Só o fato de o ciumento receber ajuda psicológica ou em última instância a ruptura, que acaba sendo um alívio inevitável, pode ajudar a sair destas situações.
As pessoas ciumentas têm uma distorção do pensamento: "Por mais que amemos alguém e tenhamos compromissos ou planos em comum, não possuímos essa pessoa. O ciúme é o medo de perder algo, e não se pode perder algo que não se tem", afirma a terapeuta.
Para superar o ciúme, a primeira coisa, embora não seja a mais fácil, é reconhecer que se sofre dele. O ciumento ou ciumenta deve descobrir em que momentos e situações se comporta como uma pessoa ciumenta e daí é o que faz, pensa e sente nesses momentos.
Comunicação e confiança: o grande remédio
A partir disso, é fundamental falar com quem é vítima do ciúme. É preciso dizer-lhe o que está acontecendo, reconhecer que não se está agindo com maturidade e manifestar que se tentará mudar esta percepção distorcida.
"Talvez o ciúme se relacione com o comportamento do casal e tenha fundamento, mas o mais provável é que seja o resultado de sua imaginação. Nesses casos ajuda pedir a nosso companheiro ou companheira que nos ajude a ver claramente o que está acontecendo", segundo a especialista em dinâmica de casais Cristina Flames.
Como "vacina psicológica" para o ciúme, esta especialista recomenda sobretudo confiar em si mesmo: "Se nosso companheiro ou companheira está conosco é porque gosta de nós realmente e escolheu isto; não é preciso comparar-se nem competir com ninguém pela pessoa que amamos".
Além disso é preciso fortalecer a relação, em vez de soterrá-la, já que "o ciúme destrói e separa.
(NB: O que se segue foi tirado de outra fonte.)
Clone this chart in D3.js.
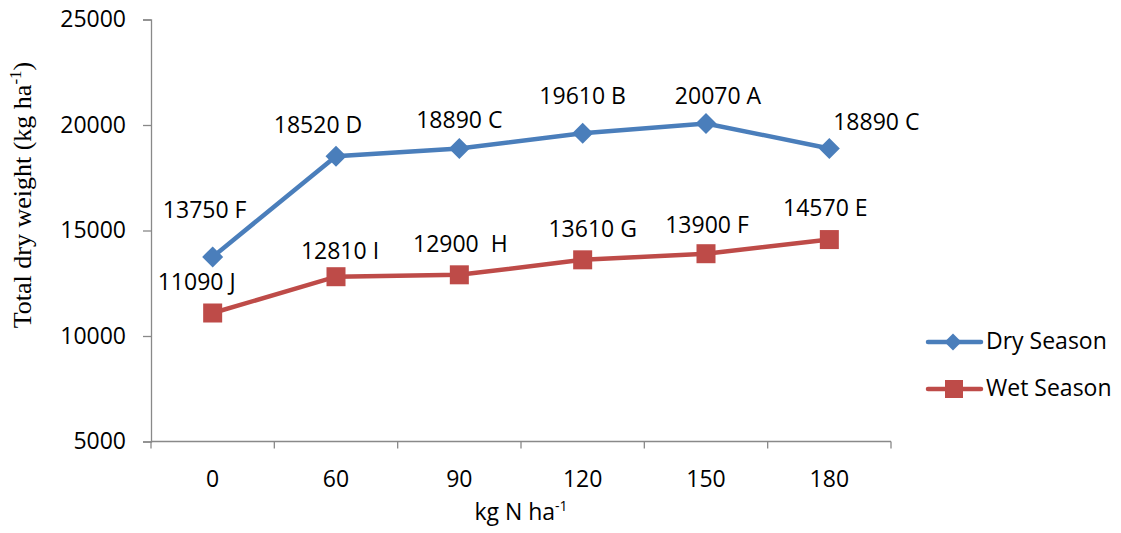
<!DOCTYPE html>
<html><head><meta charset="utf-8">
<script src="https://cdn.jsdelivr.net/npm/d3@7"></script>
<style>body{margin:0;background:#fff;} svg{display:block;}</style>
</head><body>
<svg id="chart" width="1121" height="533"></svg>
<script>
const categories = ["0","60","90","120","150","180"];
const drySeason = [13750,18520,18890,19610,20070,18890];
const wetSeason = [11090,12810,12900,13610,13900,14570];
const dryLabels = ["13750 F","18520 D","18890 C","19610 B","20070 A","18890 C"];
const wetLabels = ["11090 J","12810 I","12900  H","13610 G","13900 F","14570 E"];
const yTicks = [5000,10000,15000,20000,25000];

// label offsets (layout only)
const dryOff = [[-8,-39],[-18,-23],[0,-20],[0,-29],[12,-20],[47,-18]];
const wetOff = [[-16,-23],[4,-18],[1,-23],[10,-23],[1,-21],[-4,-24]];

const svg = d3.select("#chart");
const pLeft=151, pRight=891, pTop=19.5, pBottom=441.5;
const x = d3.scaleBand().domain(categories).range([pLeft,pRight]);
const y = d3.scaleLinear().domain([5000,25000]).range([pBottom,pTop]);
const axisColor="#898989";
const tickFont="'Open Sans', 'Liberation Sans', sans-serif";
const fs = 23;

// y axis
const ya = svg.append("g").attr("transform",`translate(${pLeft},0)`)
  .call(d3.axisLeft(y).tickValues(yTicks).tickSize(8).tickPadding(17).tickFormat(d3.format("d")));
ya.select(".domain").attr("stroke",axisColor).attr("stroke-width",1.3);
ya.selectAll(".tick line").attr("stroke",axisColor).attr("stroke-width",1.3);
ya.selectAll(".tick text").attr("font-family",tickFont).attr("font-size",fs).attr("fill","#000");

// x axis
const xa = svg.append("g").attr("transform",`translate(0,${pBottom})`);
xa.append("line").attr("x1",pLeft).attr("x2",pRight).attr("stroke",axisColor).attr("stroke-width",1.3);
const bounds = categories.map(c=>x(c)).concat([pRight]);
xa.selectAll(".bt").data(bounds).join("line").attr("x1",d=>d).attr("x2",d=>d).attr("y1",0).attr("y2",7)
  .attr("stroke",axisColor).attr("stroke-width",1.3);
xa.selectAll(".lbl").data(categories).join("text")
  .attr("x",d=>x(d)+x.bandwidth()/2).attr("y",45).attr("text-anchor","middle")
  .attr("font-family",tickFont).attr("font-size",fs).text(d=>d);

// x title
const xt = svg.append("text").attr("x",521).attr("y",520).attr("text-anchor","middle")
  .attr("font-family",tickFont).attr("font-size",fs);
xt.append("tspan").text("kg N ha");
xt.append("tspan").attr("dy",-9).attr("font-size",14).text("-1");

// y title
const yt = svg.append("text").attr("transform","translate(31,195) rotate(-90)").attr("text-anchor","middle")
  .attr("font-family","'Liberation Serif','Times New Roman',serif").attr("font-size",26);
yt.append("tspan").text("Total dry weight (kg ha");
yt.append("tspan").attr("dy",-10).attr("font-size",17).text("-1");
yt.append("tspan").attr("dy",10).text(")");

const cx = d => x(d)+x.bandwidth()/2;
const line = d3.line().x((d,i)=>cx(categories[i])).y(d=>y(d));
const blue="#4a7ebb", red="#be4b48";

svg.append("path").datum(wetSeason).attr("d",line).attr("fill","none").attr("stroke",red).attr("stroke-width",4.5);
svg.append("path").datum(drySeason).attr("d",line).attr("fill","none").attr("stroke",blue).attr("stroke-width",4.5);

const diamond = (s)=>`M0,${-s}L${s},0L0,${s}L${-s},0Z`;
svg.selectAll(".wm").data(wetSeason).join("rect")
  .attr("x",(d,i)=>cx(categories[i])-9.5).attr("y",d=>y(d)-9.5).attr("width",19).attr("height",19).attr("fill",red);
svg.selectAll(".dm").data(drySeason).join("path")
  .attr("transform",(d,i)=>`translate(${cx(categories[i])},${y(d)})`).attr("d",diamond(10.5)).attr("fill",blue);

svg.selectAll(".dl").data(drySeason).join("text")
  .attr("x",(d,i)=>cx(categories[i])+dryOff[i][0]).attr("y",(d,i)=>y(d)+dryOff[i][1])
  .attr("text-anchor","middle").attr("font-family",tickFont).attr("font-size",fs).text((d,i)=>dryLabels[i]);
svg.selectAll(".wl").data(wetSeason).join("text")
  .attr("x",(d,i)=>cx(categories[i])+wetOff[i][0]).attr("y",(d,i)=>y(d)+wetOff[i][1])
  .attr("text-anchor","middle").attr("font-family",tickFont).attr("font-size",fs)
  .style("white-space","pre").text((d,i)=>wetLabels[i]);

// legend
const leg = [{n:"Dry Season",c:blue,t:"d",y:342},{n:"Wet Season",c:red,t:"s",y:389}];
leg.forEach(l=>{
  const g = svg.append("g");
  g.append("line").attr("x1",928).attr("x2",981).attr("y1",l.y).attr("y2",l.y).attr("stroke",l.c).attr("stroke-width",4.5).attr("stroke-linecap","round");
  if(l.t==="d") g.append("path").attr("transform",`translate(953,${l.y})`).attr("d",diamond(8.5)).attr("fill",l.c);
  else g.append("rect").attr("x",945).attr("y",l.y-9).attr("width",18).attr("height",18).attr("fill",l.c);
  g.append("text").attr("x",986).attr("y",l.y+7).attr("font-family",tickFont).attr("font-size",fs).text(l.n);
});
</script>
</body></html>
É preciso ter isso claro para estabelecer uma comunicação com respeito e confiança, e dedicar as energias a reforçar o casamento".
Para isso, é fundamental pôr fim à rotina, mãe do tédio no casal. "Trata-se de recuperar e compartilhar velhas atividades que eram comprovadamente divertidas e estimulantes para ambos, e descobrir outras novas que possam ser realizadas juntos. É importante compartilhar um tempo de qualidade com o casal".
E não se pode esquecer que o ciúme se baseia em uma dependência emocional e psicológica desproporcional em relação aos entes queridos.
Para evitar que o casamento seja um vínculo de dependência, é preciso continuar se relacionando com os demais, dividir o interesse entre as diferentes pessoas que se conhecem e atividades que se realizam e abrir-se às possibilidades oferecidas pela vida.
"Quem sente ciúmes deveria trabalhar a favor de seu crescimento pessoal, em melhorar sua independência e aumentar sua autoestima, por exemplo, desenvolvendo atividades que o façam sentir-se realizado, como cursinhos ou esportes".
Além disso, deve-se saber que em toda relação significativa há certa posse do ser amado, mas exagerá-la é prejudicial, e aceitar que o outro poder ficar sozinho ou na companhia de outras pessoas.